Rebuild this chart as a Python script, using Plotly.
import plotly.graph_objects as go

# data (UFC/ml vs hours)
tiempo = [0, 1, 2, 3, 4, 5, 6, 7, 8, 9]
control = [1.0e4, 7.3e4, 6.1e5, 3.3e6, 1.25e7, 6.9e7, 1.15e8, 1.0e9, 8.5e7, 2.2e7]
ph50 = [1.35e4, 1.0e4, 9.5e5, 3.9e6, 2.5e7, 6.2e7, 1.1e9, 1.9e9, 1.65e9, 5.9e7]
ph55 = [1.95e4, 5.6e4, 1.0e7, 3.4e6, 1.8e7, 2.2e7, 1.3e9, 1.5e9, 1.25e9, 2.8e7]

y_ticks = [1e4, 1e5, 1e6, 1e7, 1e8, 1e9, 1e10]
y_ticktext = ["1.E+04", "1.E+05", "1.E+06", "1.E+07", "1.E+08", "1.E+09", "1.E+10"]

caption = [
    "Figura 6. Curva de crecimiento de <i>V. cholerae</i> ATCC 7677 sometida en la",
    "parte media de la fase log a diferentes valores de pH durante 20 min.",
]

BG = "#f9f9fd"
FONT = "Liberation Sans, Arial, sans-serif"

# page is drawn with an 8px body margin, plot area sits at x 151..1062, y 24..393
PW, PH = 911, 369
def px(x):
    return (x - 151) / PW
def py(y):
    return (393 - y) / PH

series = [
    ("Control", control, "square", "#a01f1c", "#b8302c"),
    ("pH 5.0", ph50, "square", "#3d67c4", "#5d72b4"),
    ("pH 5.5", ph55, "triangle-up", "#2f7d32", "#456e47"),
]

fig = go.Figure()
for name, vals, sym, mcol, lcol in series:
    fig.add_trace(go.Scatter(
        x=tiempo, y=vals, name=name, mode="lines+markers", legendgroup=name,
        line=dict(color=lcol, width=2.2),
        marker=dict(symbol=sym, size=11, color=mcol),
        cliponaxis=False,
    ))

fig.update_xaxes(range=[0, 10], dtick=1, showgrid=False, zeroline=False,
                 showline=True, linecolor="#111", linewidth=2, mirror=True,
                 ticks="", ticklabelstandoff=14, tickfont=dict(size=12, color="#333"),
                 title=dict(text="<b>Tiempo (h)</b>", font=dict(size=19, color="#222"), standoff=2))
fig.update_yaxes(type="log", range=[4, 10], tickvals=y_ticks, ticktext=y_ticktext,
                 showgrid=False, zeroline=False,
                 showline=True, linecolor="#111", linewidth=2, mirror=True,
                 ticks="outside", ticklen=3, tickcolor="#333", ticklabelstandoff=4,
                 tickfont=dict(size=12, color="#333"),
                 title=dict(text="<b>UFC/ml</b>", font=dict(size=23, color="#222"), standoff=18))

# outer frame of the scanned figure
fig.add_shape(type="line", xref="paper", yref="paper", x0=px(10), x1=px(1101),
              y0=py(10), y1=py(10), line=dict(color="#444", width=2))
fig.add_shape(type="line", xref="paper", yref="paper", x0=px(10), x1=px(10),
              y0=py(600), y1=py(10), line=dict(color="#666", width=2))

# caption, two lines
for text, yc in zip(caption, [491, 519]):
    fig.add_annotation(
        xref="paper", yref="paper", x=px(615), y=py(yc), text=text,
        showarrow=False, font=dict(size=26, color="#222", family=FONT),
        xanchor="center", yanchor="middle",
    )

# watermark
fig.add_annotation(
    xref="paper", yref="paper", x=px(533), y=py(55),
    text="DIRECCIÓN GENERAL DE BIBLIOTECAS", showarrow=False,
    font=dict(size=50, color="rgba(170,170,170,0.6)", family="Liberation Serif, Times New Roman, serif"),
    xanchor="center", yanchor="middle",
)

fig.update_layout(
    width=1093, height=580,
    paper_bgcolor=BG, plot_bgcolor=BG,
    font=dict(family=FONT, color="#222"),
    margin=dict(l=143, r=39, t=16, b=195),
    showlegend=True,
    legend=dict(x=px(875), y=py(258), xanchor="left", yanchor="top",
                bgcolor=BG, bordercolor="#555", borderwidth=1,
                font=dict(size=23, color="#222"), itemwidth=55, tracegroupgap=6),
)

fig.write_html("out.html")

————————

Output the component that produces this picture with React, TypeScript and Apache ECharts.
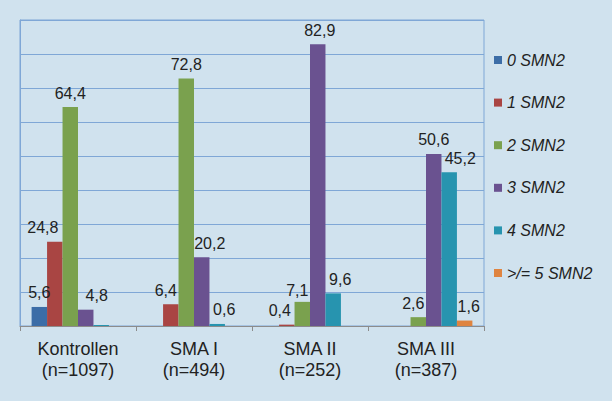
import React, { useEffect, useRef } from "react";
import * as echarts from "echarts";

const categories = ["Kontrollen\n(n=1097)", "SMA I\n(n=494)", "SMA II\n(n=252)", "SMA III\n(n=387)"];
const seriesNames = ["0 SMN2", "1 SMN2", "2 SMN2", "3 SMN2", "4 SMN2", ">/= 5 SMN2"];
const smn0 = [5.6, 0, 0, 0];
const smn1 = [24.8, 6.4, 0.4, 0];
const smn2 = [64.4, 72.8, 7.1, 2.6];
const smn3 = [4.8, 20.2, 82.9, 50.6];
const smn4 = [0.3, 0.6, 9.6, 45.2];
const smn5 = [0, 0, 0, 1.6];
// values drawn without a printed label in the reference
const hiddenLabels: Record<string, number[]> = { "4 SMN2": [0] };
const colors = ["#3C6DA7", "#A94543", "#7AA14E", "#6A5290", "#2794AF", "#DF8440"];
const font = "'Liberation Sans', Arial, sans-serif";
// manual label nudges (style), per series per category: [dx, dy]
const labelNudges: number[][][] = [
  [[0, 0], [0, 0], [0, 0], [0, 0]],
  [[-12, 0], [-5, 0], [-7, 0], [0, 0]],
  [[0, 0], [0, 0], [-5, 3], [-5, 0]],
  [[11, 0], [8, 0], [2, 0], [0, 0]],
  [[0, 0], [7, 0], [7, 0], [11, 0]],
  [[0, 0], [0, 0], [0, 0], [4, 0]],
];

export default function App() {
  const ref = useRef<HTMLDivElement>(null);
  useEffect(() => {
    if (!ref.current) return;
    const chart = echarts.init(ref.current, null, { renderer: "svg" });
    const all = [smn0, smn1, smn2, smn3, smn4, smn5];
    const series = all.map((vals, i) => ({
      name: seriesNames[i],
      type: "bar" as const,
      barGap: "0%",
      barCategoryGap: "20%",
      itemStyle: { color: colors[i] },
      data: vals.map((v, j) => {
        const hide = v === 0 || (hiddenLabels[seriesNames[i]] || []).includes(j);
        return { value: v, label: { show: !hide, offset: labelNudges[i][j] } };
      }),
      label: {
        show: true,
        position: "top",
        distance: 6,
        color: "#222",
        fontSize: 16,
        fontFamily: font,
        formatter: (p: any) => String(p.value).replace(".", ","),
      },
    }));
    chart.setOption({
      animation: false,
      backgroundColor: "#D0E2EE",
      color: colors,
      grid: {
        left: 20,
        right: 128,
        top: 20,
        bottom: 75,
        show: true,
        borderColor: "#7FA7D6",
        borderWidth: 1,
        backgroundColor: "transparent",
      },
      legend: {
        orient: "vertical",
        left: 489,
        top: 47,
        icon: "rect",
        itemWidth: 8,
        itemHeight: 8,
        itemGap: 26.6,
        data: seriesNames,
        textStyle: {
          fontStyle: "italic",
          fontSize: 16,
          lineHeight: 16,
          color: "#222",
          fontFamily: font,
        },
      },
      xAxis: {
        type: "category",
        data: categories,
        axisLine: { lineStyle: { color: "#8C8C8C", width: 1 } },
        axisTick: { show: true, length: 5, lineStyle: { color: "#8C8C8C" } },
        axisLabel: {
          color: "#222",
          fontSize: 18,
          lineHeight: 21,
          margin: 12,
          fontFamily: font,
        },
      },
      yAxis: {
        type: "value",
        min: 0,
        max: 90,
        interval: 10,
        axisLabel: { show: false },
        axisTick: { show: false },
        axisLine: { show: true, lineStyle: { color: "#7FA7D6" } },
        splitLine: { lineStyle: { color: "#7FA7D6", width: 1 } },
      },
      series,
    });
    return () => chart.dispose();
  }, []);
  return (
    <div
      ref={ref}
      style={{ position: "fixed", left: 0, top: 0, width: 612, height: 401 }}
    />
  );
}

————————

→ **Task details**:
Except for the pictures, write out exactly the lines from the line that contains "Output the component" through the line that contains "import * as", including both.

→ **Finished task**:
Output the component that produces this picture with React, TypeScript and Apache ECharts.
import React, { useEffect, useRef } from "react";
import * as echarts from "echarts";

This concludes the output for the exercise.